Set your aims high, don't worry about the debts and keep smiling

BY ALAN HENRY

Niki Lauda knows better than most that making the F1 front line depends not only on talent, but being able to judge the right place to be at the right time as you climb the ladder towards the sport's most senior category. For that reason alone, Lauda is impressed with Jenson Button whom he believes could take over the role as the next superstar from Michael Schumacher in F1 racing's next generation.

The 51-year-old Austrian delivered his verdict at the recent DTM finale at Hockenheim where he was on hand to drive members of the Olympic gold medal winning German equestrian team in the McLaren-Mercedes MP4/98T two-seater.

"Button has been quite the most impressive driver of the year," said Lauda. "I was alerted to his early promise by Gerhard Berger and the way in which he set fastest time during Friday free practice for the European GP at the Nurburgring really got my attention.

"It's certainly possible that he could become F1's next big star. It's always difficult to judge these things, but I'd say Frank Williams has taken a big risk taking on Montoya. I will be very impressed if he is better than Button."

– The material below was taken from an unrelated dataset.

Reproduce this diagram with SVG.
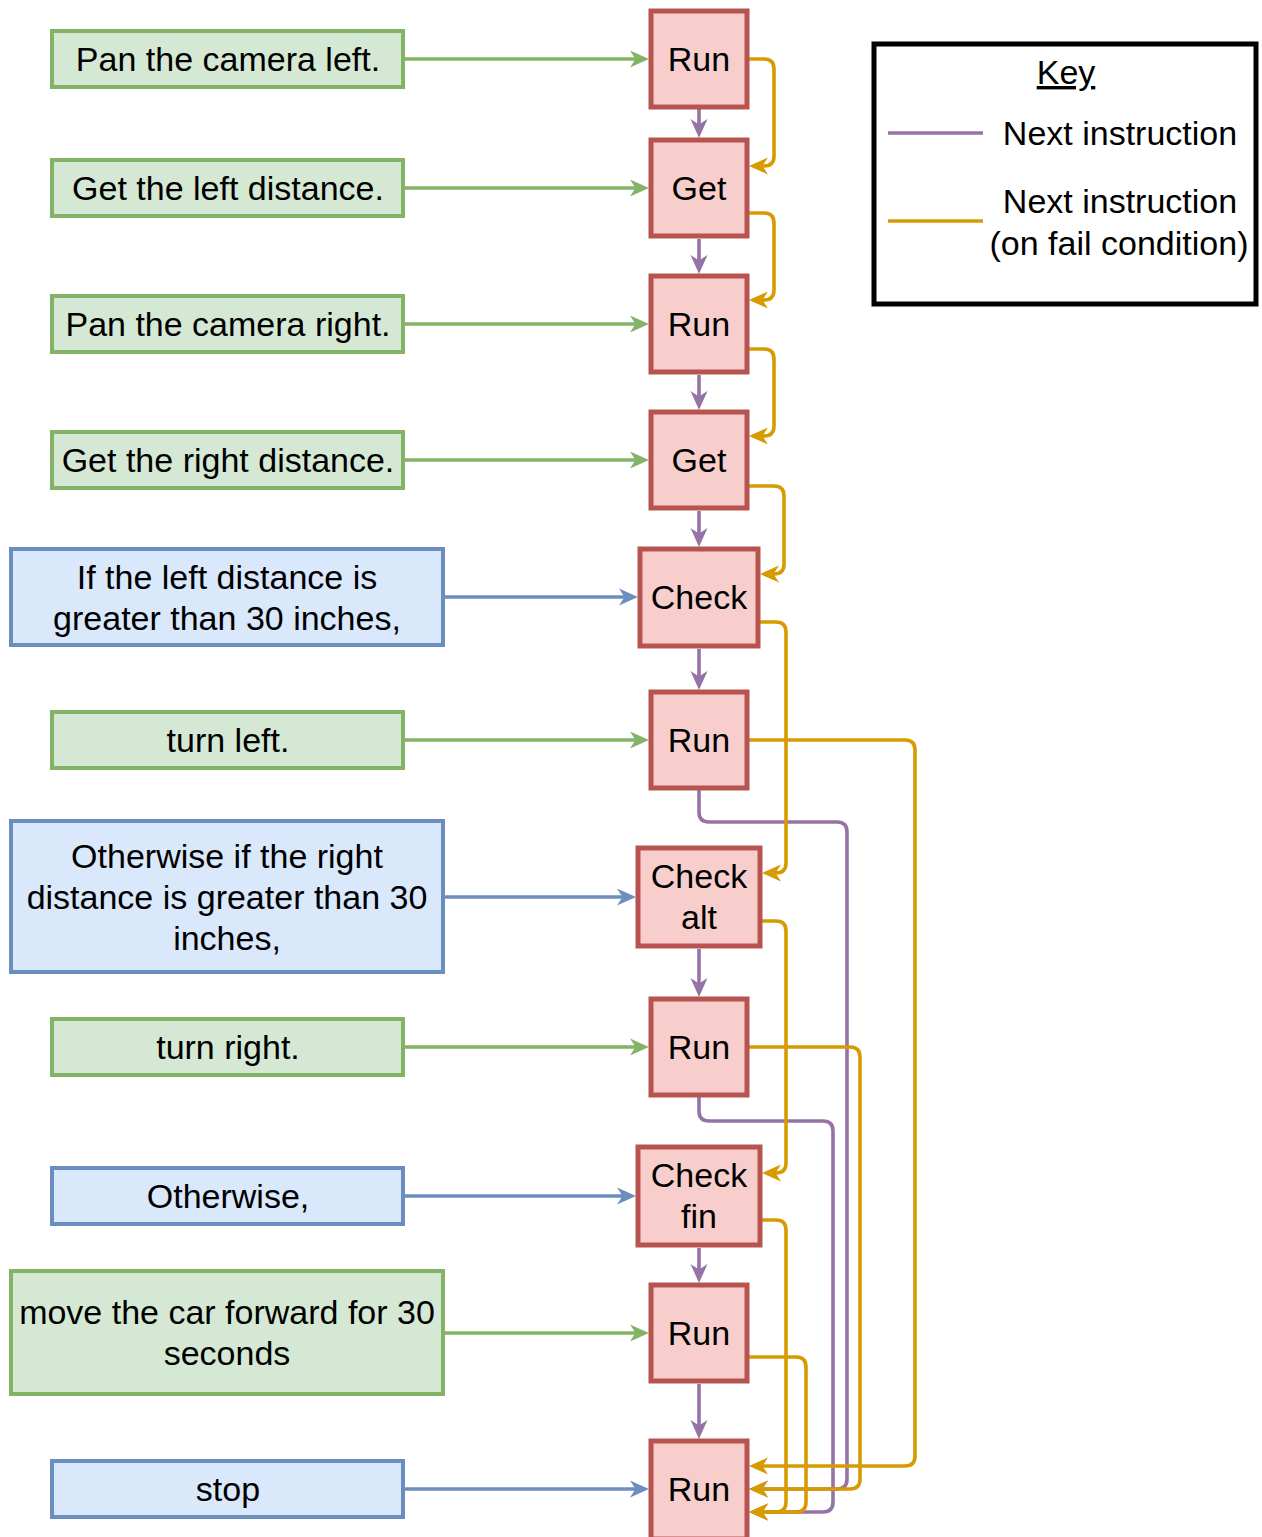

Lauda, of course, knows just how capricious and unpredictable the motor racing business can be. At Albi in 1971, where he was racing F2 for March and I was an impecunious journalist, I well remember him telling me that he'd signed a contract to deliver £30,000 to March Engineering's bank account within ten days in order to fund his following year's transition into F1.

The sponsor, he now told me, had fallen through. What should he do now, he wondered? Not altogether unseriously, I told him he should find a gun and shoot himself. I added, in a remark which clearly demonstrated my inability to contemplate either inflation or the fact that people might improve their commercial position in life; "If you live to be 100, you will never, ever pay off a debt of 30,000 pounds."

All of which may go some way to explaining precisely why he is a multi-millionaire and I still seem to be hanging on every word he says.

Later, I have to confess, Niki demonstrated his intense commercial acumen by signing up a pay driver for the BRM team in 1973 - and arranging things so that his payments, derived from touring car racing prize money from BMW plus a few loans and personal sponsorship deals - were made in arrears.

This, of course, meant that he would have enjoyed his season's racing in F1 before the final payment was due to be made. Needless to say, Niki hadn't the faintest idea where that money was coming from, but by the time it was due he'd already signed a deal to drive for Ferrari in 1974. So he was hardly bothered.

Fast forward 27 years to the Hockenheim outing ten days ago which was only the second time that Lauda had driven the McLaren two-seater, the previous occasion being at Barcelona in 1998 when he drove his sons Lukas and Mathias round the Spanish GP venue.

He also confirmed that his airline Lauda-air was out of financial danger. "We have put a package together which satisfied one of our minority shareholders, Austrian Airlines," he said.

After all, he was only 43.6 million pounds in the hole. I felt tempted to tell him if he lived to be 100 he wouldn't be able to pay that sort of money back, but bit my tongue at the last moment. At Niki's stratospheric level, I suppose one's wealth is judged by one's credit line.

In the words of the old proverb; if you owe 10,000 dollars, you are a customer of the bank. If you owe 100 million dollars, the bank is a customer of yours.